Thank you. And our next question comes from Atif Malik with Citi. Your line is now open.

Unidentified Analyst

Analyst · Citi. Your line is now open.

Hi, guys. It's [indiscernible] on behalf of Atif. Congratulations on the great performance. Just wanted to see if we can get a little more clarification on China expectations for the second half for design wins?

YJ Kim

Analyst · Citi. Your line is now open.

Yes. So I think the -- some of the color we threw out today as we know we had run of the revenue starting this Q1 and Q2 actually really exceeded our expectations as well is because the new design of the 40-nanometer chip that we sample three of them so far, we sampled two last year, one this year that had translated to come with very compelling bezel-less, rigid trench or notch design about 70% of the 40-nanometer display application. So that create a very compelling price performance in feature rich smartphones by the leading Chinese smartphone makers. And that got us to the revenue in Q1 and Q2 and that momentum continued into Q3. We are still winning more design wins using our third generation 40-nanometer. Again, this is a difference that we did not have in '16. We had that chip, we sampled a couple months ago.
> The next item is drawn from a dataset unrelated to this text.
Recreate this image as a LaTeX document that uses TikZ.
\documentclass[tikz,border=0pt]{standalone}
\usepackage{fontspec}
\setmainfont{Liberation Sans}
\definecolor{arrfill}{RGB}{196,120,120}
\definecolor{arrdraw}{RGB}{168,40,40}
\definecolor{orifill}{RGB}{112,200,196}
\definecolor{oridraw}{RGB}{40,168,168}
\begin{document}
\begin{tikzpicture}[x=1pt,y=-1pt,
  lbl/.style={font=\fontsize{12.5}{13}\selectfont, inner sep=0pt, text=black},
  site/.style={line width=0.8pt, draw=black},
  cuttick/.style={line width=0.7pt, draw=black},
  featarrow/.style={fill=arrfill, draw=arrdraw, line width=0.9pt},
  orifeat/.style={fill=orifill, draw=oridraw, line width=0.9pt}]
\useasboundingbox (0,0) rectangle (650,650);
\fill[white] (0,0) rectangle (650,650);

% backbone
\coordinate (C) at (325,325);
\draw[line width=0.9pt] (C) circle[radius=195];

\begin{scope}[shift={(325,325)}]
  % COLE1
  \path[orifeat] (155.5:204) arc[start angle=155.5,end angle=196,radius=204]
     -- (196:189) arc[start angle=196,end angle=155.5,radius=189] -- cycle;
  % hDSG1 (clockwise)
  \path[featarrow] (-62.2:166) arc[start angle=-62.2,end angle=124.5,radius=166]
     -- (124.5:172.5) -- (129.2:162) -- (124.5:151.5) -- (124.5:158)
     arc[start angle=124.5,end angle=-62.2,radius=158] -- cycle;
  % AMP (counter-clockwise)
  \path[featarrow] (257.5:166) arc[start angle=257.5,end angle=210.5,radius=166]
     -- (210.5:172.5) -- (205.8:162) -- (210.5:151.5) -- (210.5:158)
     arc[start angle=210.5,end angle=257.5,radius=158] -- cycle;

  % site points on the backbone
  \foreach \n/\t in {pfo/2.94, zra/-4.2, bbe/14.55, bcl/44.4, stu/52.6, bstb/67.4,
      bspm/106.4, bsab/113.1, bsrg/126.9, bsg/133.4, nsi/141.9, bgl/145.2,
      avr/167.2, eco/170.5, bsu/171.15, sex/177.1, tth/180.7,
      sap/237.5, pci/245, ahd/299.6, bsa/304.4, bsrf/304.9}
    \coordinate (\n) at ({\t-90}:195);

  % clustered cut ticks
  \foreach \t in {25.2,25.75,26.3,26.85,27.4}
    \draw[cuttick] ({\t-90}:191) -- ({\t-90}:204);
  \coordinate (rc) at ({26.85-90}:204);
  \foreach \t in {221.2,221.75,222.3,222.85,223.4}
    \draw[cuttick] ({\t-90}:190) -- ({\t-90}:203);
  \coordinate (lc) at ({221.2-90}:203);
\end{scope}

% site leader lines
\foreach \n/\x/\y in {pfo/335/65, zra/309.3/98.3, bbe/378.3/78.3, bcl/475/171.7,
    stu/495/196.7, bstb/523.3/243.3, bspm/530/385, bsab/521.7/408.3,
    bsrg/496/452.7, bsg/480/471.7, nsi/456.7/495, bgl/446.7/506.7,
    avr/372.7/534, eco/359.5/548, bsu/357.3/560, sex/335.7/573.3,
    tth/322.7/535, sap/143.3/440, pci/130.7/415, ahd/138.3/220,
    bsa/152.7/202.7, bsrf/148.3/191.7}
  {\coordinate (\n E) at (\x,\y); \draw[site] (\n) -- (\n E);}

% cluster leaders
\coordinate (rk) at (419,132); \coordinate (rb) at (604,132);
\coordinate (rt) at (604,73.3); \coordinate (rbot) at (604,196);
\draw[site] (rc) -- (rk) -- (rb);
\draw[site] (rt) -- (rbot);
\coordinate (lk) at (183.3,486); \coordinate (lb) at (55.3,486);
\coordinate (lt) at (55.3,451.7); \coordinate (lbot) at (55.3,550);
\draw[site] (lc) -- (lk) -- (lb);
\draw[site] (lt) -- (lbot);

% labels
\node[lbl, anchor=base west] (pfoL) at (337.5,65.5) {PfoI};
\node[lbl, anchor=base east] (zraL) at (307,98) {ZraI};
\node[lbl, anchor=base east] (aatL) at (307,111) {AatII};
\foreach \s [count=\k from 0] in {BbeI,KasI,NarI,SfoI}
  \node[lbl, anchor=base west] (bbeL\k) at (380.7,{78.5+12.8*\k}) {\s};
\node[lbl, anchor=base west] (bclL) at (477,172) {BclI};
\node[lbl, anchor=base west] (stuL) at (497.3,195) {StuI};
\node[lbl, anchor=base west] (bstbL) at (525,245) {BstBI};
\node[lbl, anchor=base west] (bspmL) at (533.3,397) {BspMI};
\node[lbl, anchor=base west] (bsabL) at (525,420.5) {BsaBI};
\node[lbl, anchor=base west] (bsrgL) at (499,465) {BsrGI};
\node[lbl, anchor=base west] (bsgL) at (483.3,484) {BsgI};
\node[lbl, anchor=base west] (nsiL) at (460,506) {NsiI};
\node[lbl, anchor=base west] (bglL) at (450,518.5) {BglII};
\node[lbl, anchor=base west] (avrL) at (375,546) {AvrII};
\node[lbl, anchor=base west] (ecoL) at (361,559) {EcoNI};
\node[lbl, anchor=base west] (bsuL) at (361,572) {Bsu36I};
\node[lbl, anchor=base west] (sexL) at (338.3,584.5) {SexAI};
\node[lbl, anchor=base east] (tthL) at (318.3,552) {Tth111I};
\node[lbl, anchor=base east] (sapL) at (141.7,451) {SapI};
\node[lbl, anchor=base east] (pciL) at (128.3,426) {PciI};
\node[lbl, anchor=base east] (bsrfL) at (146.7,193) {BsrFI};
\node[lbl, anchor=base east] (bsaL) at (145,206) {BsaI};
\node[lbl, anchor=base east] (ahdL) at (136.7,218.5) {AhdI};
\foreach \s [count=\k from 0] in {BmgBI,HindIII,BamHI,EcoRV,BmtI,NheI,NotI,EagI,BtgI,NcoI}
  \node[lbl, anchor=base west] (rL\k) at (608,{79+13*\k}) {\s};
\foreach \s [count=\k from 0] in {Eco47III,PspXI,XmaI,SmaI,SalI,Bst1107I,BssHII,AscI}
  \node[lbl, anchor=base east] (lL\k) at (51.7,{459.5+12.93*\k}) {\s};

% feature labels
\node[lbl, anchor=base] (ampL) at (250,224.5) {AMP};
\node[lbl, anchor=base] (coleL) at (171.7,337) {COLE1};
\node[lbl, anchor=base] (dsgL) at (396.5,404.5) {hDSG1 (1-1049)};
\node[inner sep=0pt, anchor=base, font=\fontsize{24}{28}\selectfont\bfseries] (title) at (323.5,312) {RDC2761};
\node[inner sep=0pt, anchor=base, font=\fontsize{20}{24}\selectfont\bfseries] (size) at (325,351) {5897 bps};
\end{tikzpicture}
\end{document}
Now we're going production, we keep winning design and then we will be readying the next set of design with our next gen 28 nanometers and so forth. So that's what's happening. So I think we stay ahead of the curve for the industry because we had a compelling new chip.

Operator

Operator

Thank you.

Bruce Entin

Analyst

Operator, are there any more questions?

Operator

Operator

This concludes today's Q&A session, I will now like to turn the call back over to Bruce Entin, Director of Investor Relations for closing remarks.

Bruce Entin

Analyst

Okay. Thank you, Emani. So this does conclude our second quarter 2018 earnings conference call. Please look for details of our future events on MagnaChip's Investor Relations Web site. Thank you for joining us today.

Operator

Operator

Ladies and gentlemen, thank you for participating in today's conference. This does conclude the program. You may all disconnect. Everyone have a great day.